Given task: Return only those lines from the line containing "Emit a Python" to the line containing "26100, 27100, 28150]", both included, and please omit the pictures.

* * * * * * * * *

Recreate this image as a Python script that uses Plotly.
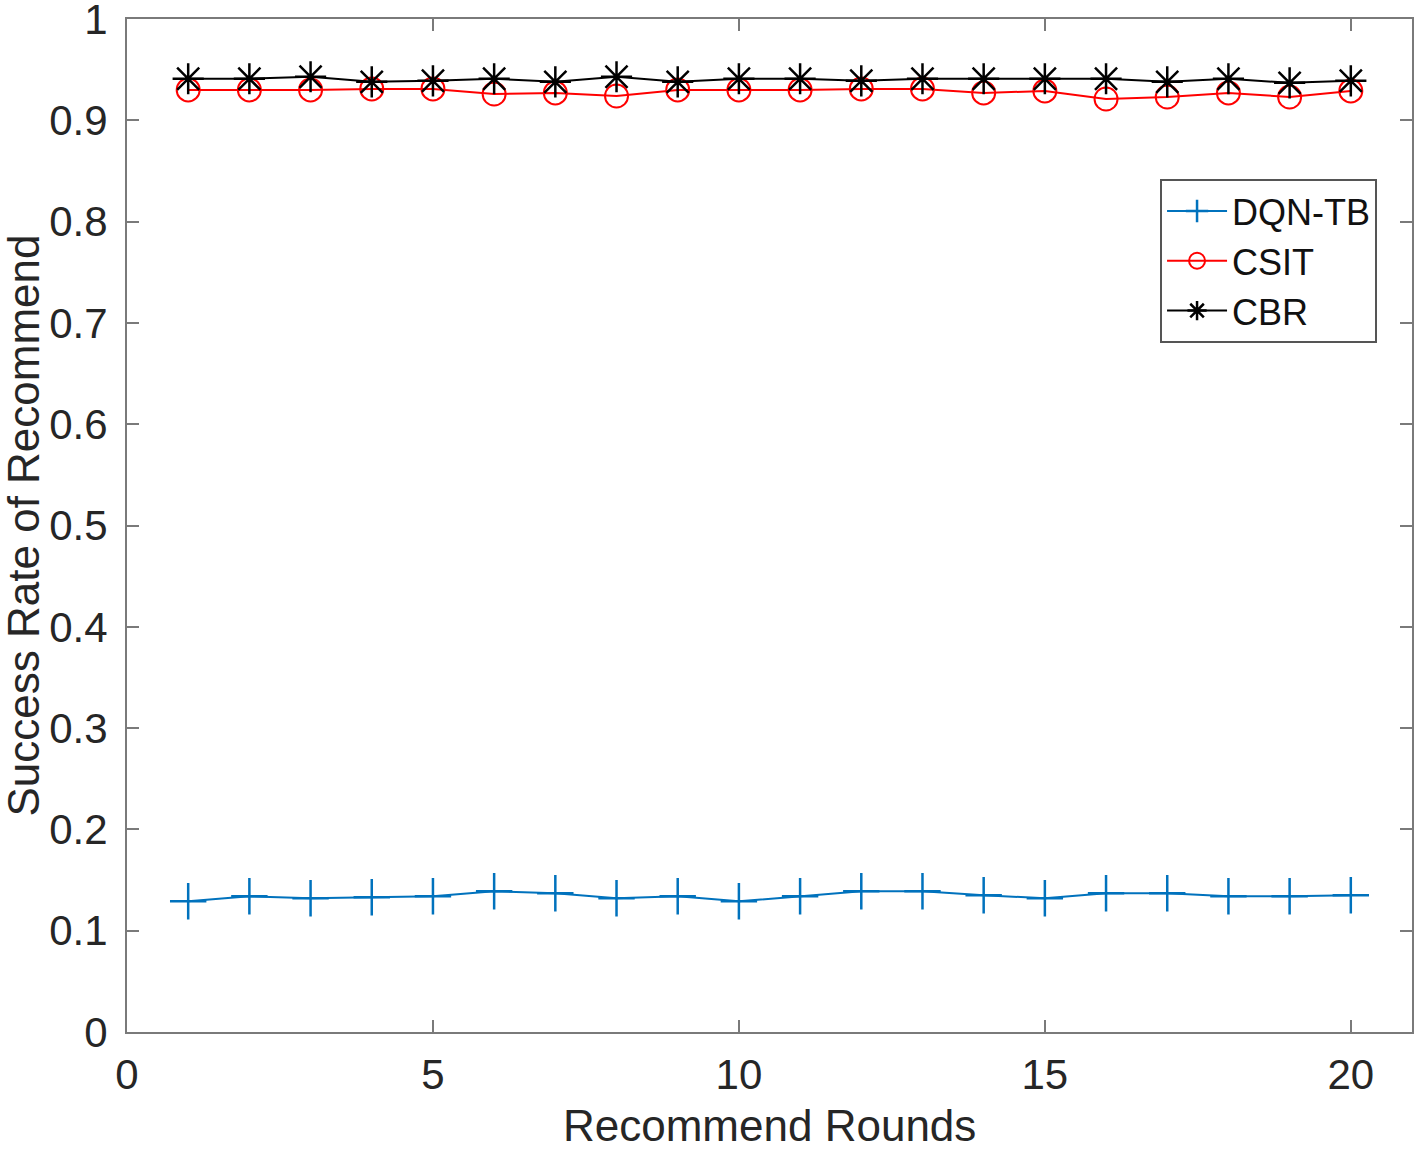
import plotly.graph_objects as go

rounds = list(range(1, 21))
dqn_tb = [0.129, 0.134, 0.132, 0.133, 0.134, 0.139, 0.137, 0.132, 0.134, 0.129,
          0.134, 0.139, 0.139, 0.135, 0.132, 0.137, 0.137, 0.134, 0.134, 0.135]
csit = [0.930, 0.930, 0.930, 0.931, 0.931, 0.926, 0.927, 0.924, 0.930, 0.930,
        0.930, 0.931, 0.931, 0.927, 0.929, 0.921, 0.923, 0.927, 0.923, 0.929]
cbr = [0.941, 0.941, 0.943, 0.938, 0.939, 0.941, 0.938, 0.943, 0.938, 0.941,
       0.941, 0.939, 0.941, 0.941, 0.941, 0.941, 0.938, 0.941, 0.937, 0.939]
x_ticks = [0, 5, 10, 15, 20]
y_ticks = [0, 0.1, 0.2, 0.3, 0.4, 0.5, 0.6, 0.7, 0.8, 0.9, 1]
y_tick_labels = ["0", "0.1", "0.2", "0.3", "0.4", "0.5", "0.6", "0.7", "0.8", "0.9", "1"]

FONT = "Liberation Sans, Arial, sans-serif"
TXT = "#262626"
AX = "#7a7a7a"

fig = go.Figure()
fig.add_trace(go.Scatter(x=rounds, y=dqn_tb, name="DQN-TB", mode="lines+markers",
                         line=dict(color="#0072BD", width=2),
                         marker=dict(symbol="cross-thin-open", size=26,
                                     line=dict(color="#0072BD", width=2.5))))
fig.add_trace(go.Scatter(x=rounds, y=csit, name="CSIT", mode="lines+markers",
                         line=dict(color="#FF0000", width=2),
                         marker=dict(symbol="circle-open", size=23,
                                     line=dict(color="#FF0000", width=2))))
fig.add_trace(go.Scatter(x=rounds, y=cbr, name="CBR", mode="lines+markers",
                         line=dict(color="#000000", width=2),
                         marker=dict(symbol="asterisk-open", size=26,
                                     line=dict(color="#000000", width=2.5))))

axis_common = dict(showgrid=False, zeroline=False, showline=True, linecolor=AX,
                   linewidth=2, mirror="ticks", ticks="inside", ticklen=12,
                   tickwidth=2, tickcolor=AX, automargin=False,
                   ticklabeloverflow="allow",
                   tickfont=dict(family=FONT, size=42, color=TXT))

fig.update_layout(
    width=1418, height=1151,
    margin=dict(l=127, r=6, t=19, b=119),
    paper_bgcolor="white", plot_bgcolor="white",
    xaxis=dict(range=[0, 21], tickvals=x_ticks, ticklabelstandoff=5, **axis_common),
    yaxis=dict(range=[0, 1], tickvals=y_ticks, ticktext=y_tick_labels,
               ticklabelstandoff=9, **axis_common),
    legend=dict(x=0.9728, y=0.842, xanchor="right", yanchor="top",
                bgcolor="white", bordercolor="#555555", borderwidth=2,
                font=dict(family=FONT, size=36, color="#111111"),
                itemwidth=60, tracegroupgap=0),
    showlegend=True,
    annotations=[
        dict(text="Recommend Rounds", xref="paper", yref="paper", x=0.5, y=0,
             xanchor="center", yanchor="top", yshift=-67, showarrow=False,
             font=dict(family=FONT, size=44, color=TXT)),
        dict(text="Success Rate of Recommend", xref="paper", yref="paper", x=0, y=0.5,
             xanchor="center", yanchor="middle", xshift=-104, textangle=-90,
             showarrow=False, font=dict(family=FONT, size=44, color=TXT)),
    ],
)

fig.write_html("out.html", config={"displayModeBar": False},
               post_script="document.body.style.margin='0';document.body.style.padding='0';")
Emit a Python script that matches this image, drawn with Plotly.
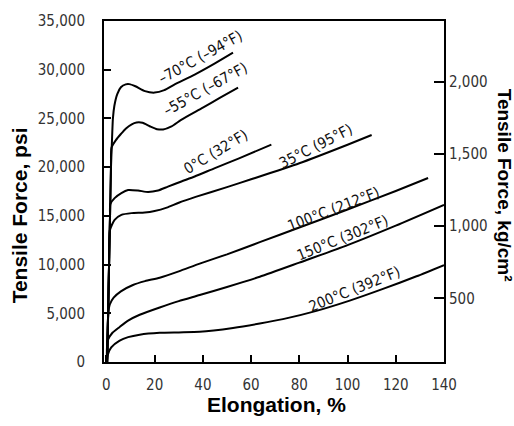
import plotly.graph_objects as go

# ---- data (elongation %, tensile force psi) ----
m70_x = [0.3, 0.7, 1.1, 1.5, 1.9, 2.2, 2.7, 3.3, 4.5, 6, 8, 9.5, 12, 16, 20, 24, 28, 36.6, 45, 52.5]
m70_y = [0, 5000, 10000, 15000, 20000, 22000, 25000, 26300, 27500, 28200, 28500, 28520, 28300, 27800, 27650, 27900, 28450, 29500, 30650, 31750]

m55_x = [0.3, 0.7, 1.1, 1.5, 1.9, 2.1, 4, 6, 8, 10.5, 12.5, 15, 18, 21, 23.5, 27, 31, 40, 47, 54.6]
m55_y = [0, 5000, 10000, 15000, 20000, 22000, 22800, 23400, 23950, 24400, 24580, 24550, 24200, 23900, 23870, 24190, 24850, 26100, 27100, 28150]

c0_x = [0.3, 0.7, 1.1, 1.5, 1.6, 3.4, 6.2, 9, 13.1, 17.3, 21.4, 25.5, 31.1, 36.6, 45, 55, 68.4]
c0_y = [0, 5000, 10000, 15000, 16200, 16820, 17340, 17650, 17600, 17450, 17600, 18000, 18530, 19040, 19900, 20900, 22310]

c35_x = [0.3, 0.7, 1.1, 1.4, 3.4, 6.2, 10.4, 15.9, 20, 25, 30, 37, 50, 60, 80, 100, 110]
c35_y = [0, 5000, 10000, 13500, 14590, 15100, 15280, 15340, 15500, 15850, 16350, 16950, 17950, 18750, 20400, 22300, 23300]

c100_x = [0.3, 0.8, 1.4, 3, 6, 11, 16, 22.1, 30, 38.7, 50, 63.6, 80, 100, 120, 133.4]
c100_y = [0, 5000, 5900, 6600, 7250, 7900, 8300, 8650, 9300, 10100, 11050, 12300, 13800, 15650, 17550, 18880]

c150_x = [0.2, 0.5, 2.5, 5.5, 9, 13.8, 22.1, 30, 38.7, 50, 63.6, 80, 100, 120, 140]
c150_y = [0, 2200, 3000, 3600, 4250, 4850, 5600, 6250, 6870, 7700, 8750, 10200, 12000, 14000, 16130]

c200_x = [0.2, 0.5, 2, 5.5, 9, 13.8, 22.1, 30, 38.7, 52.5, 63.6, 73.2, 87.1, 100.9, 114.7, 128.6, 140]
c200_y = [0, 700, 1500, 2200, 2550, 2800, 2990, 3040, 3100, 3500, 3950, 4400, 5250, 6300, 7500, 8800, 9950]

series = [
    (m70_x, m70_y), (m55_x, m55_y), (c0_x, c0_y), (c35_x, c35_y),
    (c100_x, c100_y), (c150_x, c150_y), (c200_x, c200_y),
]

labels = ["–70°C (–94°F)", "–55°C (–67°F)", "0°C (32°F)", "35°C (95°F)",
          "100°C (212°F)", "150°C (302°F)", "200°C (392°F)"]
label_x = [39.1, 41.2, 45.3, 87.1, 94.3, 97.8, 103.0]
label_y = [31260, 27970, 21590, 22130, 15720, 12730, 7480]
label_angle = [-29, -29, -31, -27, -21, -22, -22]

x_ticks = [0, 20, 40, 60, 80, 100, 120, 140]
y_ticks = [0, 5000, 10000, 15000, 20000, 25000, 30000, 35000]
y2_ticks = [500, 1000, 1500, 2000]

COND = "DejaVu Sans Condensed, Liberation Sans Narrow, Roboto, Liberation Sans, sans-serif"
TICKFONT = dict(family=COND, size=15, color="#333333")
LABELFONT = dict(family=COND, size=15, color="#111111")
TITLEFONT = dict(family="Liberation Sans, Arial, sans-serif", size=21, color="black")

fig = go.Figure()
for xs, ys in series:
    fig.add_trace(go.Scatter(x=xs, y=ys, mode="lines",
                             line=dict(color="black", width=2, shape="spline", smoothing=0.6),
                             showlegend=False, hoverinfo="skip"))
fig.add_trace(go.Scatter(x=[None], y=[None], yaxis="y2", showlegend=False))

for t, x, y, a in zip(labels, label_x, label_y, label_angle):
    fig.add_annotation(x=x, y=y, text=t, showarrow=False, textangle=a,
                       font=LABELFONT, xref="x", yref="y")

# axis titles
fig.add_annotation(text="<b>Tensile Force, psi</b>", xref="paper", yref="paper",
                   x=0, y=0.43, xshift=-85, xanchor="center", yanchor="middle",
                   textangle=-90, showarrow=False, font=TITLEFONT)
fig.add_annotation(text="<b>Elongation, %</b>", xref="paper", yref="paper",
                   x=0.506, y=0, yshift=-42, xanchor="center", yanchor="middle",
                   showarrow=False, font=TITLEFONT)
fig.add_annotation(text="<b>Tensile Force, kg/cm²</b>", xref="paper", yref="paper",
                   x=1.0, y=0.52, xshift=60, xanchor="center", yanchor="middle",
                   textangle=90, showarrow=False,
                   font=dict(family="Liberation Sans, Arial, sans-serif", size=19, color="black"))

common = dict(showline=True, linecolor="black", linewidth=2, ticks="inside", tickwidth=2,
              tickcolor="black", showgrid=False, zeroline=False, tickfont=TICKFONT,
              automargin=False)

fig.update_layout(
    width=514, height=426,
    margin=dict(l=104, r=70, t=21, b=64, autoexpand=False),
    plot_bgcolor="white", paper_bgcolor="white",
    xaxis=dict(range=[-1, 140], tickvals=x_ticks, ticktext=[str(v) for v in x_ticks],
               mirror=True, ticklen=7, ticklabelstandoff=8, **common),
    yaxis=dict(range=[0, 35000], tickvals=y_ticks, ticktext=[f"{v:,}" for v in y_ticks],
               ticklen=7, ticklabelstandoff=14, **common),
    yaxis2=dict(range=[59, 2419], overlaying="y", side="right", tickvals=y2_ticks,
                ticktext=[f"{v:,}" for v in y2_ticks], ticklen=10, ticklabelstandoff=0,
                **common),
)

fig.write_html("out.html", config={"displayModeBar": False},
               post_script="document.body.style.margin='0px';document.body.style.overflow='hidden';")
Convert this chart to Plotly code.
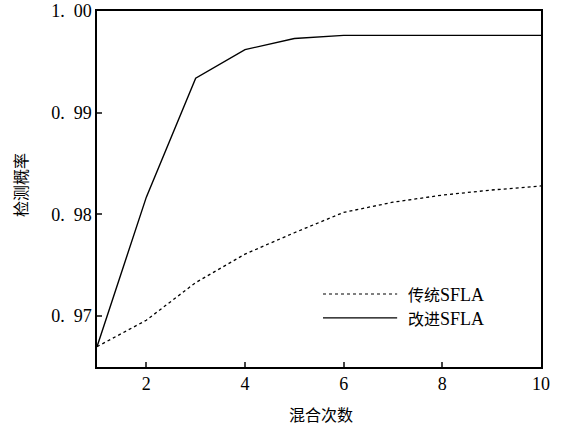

* * * * * * * * *

Expected answer:
Emit a Python script that matches this image, drawn with Plotly.
import plotly.graph_objects as go

# ---- data (elongation %, tensile force psi) ----
m70_x = [0.3, 0.7, 1.1, 1.5, 1.9, 2.2, 2.7, 3.3, 4.5, 6, 8, 9.5, 12, 16, 20, 24, 28, 36.6, 45, 52.5]
m70_y = [0, 5000, 10000, 15000, 20000, 22000, 25000, 26300, 27500, 28200, 28500, 28520, 28300, 27800, 27650, 27900, 28450, 29500, 30650, 31750]

m55_x = [0.3, 0.7, 1.1, 1.5, 1.9, 2.1, 4, 6, 8, 10.5, 12.5, 15, 18, 21, 23.5, 27, 31, 40, 47, 54.6]
m55_y = [0, 5000, 10000, 15000, 20000, 22000, 22800, 23400, 23950, 24400, 24580, 24550, 24200, 23900, 23870, 24190, 24850, 26100, 27100, 28150]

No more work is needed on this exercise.